What Do I Really Want?

I quit drinking last year on December 16th, the day before my birthday. Well, my last drink might have been a couple of nights before that when my dinner was free samples (of wine, crêpes, milkshakes, alcoholic milkshakes, meatball sliders, cookies, sushi, apple cider, everything else imaginable), then I performed on my birthday stand-up show which devolved into some sort of open bar situation where I kept drinking because it was free, duh! (It turns out this is my main reason for doing most things. You can put a price on my dignity...and it's $0.) On the 2am subway ride home, I had to transfer trains and my train was 10 minutes away so I ran out of the subway station during this brief window to go to Duane Reade and buy the cheapest box of cookies they had. Not even my favorite cookies--that's how much I hated myself. I didn't say, "Hey it's my birthday I'm going to go get myself something I like for a treat!" It was more like: "Hey, body? I hate you, and you've already eaten too many things today, so I'm going to fill you with as much crap as possible and NO you don't deserve the good crap--you're going to get this $2 box of off-brand vanilla rectangle wafer cookies that taste like packing peanuts stuck together with a modest amount of sugary cream filling. HAPPY BIRTHDAY, BODY!"

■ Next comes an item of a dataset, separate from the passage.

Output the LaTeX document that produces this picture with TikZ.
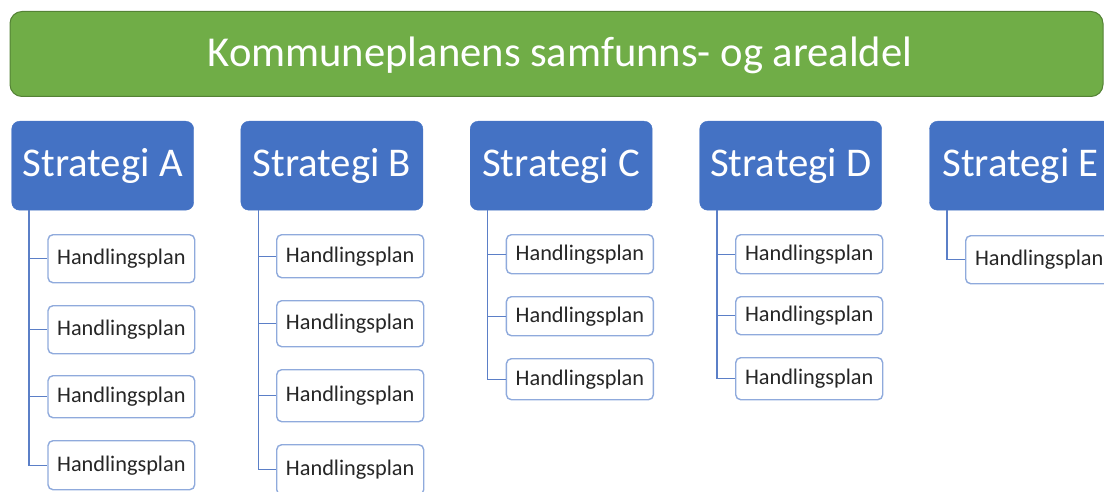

This makes them look halfway appetizing but no_.jpg

Upon my annual existential birthday reflections, I finally got honest enough with myself to admit that drinking wasn't contributing positively to my life. Having disordered thoughts around food is already like being in a controlling, abusive relationship with yourself, and alcohol brings that out even more--"Ooo! Katie let her guard down. Let's eat all the donuts and pizza and gross packing peanut wafer cookies and other things she never lets us have!" (Now, I'm at a point where there isn't anything I won't let myself have--at least in theory! But at the time, I was telling myself that a lot of foods were bad.)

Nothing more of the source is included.